======== Data to use

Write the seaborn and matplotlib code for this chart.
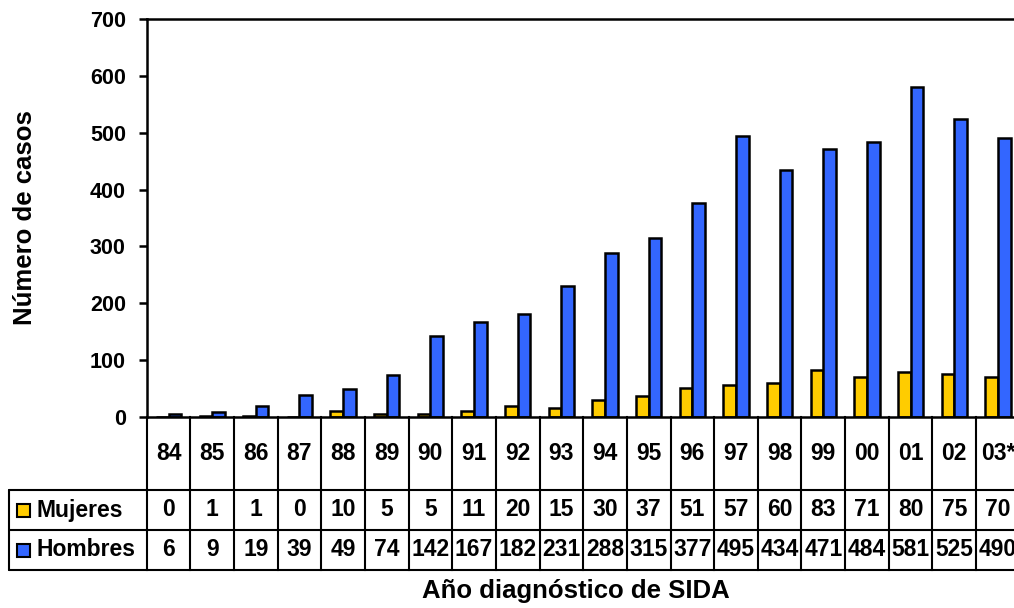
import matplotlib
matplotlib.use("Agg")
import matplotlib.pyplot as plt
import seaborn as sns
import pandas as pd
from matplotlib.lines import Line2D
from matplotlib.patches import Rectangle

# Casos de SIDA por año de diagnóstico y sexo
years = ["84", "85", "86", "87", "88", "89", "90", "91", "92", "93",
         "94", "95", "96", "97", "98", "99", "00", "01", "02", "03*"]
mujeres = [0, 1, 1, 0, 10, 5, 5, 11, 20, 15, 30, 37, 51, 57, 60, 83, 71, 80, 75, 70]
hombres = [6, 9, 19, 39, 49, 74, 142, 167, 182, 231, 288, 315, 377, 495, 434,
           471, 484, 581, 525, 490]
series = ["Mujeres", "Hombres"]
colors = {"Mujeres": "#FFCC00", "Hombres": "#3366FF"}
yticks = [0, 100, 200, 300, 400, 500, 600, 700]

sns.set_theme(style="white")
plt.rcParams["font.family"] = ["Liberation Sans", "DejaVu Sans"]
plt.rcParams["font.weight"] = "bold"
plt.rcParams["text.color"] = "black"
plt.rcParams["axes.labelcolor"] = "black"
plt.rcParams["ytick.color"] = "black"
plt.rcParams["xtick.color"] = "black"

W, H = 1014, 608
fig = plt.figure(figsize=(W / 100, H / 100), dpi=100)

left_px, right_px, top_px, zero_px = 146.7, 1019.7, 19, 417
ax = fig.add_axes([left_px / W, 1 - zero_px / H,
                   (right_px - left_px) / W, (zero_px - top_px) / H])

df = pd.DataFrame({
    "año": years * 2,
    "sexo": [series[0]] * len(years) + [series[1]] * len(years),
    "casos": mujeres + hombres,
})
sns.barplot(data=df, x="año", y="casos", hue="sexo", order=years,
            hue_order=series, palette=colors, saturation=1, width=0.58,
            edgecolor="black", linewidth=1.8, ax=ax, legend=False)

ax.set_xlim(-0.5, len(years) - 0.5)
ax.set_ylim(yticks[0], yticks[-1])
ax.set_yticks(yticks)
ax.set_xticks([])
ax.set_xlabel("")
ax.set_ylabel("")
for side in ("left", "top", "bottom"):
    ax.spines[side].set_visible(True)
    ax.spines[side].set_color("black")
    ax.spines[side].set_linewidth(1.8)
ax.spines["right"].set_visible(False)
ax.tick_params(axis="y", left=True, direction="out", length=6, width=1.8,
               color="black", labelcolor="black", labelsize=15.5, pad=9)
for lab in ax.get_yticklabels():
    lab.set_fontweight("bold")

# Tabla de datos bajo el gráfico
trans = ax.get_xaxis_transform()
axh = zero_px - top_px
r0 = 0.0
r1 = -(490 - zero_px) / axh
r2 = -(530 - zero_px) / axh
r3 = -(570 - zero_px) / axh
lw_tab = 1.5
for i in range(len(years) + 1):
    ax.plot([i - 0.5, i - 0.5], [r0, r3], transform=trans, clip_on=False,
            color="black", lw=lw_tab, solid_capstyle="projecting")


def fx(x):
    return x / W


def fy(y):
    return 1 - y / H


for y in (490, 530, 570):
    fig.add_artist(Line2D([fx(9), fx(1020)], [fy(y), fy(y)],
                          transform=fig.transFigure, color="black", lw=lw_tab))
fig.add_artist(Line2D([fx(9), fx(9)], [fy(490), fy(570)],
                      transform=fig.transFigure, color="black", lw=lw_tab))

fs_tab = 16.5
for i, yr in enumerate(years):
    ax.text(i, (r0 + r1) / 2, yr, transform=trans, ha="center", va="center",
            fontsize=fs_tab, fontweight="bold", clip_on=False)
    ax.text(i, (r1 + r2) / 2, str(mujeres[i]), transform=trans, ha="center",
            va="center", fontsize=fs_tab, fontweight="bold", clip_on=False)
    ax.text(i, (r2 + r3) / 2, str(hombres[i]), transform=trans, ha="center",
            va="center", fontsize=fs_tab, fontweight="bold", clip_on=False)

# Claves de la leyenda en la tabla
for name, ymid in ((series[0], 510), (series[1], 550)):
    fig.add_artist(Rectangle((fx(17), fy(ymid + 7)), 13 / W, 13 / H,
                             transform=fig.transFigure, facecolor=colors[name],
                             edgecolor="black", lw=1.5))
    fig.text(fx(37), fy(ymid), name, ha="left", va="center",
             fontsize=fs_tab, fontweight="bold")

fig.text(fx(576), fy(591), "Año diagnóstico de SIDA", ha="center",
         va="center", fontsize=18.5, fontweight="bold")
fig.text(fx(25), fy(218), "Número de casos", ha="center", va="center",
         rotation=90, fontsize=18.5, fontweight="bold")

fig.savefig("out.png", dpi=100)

================
======== Data to use

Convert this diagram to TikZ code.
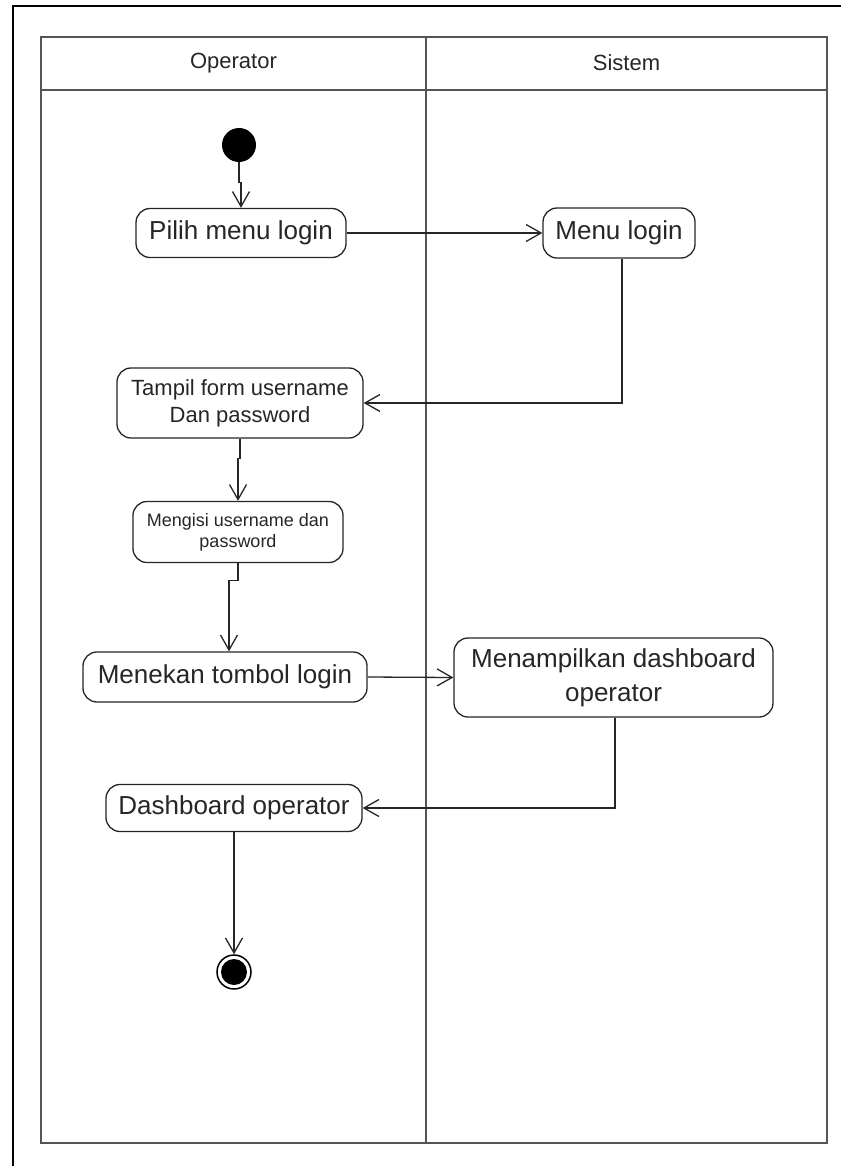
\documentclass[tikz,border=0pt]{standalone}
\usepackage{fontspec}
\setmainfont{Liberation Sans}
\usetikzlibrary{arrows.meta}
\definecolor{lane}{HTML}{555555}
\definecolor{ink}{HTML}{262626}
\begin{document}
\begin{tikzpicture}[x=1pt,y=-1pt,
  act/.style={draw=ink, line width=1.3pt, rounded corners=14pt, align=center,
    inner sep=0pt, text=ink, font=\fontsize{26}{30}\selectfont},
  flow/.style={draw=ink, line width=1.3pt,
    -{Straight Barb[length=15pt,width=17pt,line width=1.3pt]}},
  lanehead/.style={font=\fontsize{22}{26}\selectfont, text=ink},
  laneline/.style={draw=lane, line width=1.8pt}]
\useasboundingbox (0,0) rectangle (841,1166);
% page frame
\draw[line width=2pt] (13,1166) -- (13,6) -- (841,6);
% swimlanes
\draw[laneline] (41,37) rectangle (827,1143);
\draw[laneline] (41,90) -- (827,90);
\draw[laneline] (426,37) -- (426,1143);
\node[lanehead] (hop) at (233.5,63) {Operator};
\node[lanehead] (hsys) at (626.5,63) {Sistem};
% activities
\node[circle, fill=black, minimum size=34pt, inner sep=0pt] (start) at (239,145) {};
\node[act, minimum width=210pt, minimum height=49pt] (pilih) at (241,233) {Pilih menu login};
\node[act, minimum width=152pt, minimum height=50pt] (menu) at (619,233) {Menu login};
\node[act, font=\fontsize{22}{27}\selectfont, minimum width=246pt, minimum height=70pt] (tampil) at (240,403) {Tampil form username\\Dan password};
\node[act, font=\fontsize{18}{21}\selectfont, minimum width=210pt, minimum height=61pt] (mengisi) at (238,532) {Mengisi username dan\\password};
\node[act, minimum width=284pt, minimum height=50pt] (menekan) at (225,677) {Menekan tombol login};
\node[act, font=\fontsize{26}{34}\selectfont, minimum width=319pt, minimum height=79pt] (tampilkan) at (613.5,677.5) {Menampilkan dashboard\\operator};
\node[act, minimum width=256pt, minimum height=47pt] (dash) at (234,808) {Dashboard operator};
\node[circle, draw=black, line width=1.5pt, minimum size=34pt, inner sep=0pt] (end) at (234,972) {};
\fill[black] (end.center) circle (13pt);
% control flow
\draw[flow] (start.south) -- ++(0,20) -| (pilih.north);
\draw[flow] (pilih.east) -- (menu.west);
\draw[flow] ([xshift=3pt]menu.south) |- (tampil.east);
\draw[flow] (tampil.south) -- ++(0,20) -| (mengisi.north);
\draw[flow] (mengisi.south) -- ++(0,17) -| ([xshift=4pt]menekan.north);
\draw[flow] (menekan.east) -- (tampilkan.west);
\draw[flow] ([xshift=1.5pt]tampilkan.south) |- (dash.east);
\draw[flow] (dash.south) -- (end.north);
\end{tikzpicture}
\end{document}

================
======== Data to use

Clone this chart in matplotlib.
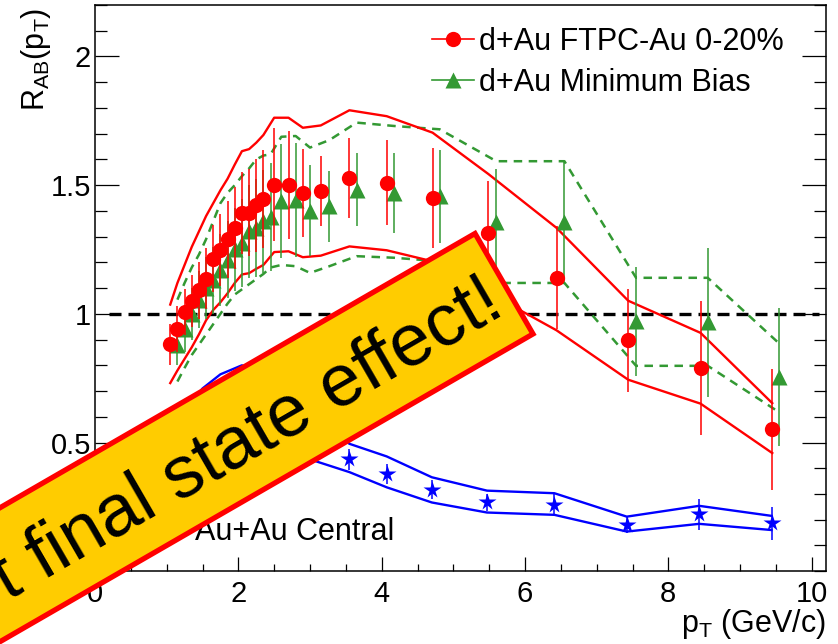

================

Task:
The first line to copy holds "Write the seaborn", and the last holds "from matplotlib.patches import Rectangle". Copy them and the lines between exactly, leaving out pictures.

Final result:
Write the seaborn and matplotlib code for this chart.
import matplotlib
matplotlib.use("Agg")
import matplotlib.pyplot as plt
import seaborn as sns
import pandas as pd
from matplotlib.lines import Line2D
from matplotlib.patches import Rectangle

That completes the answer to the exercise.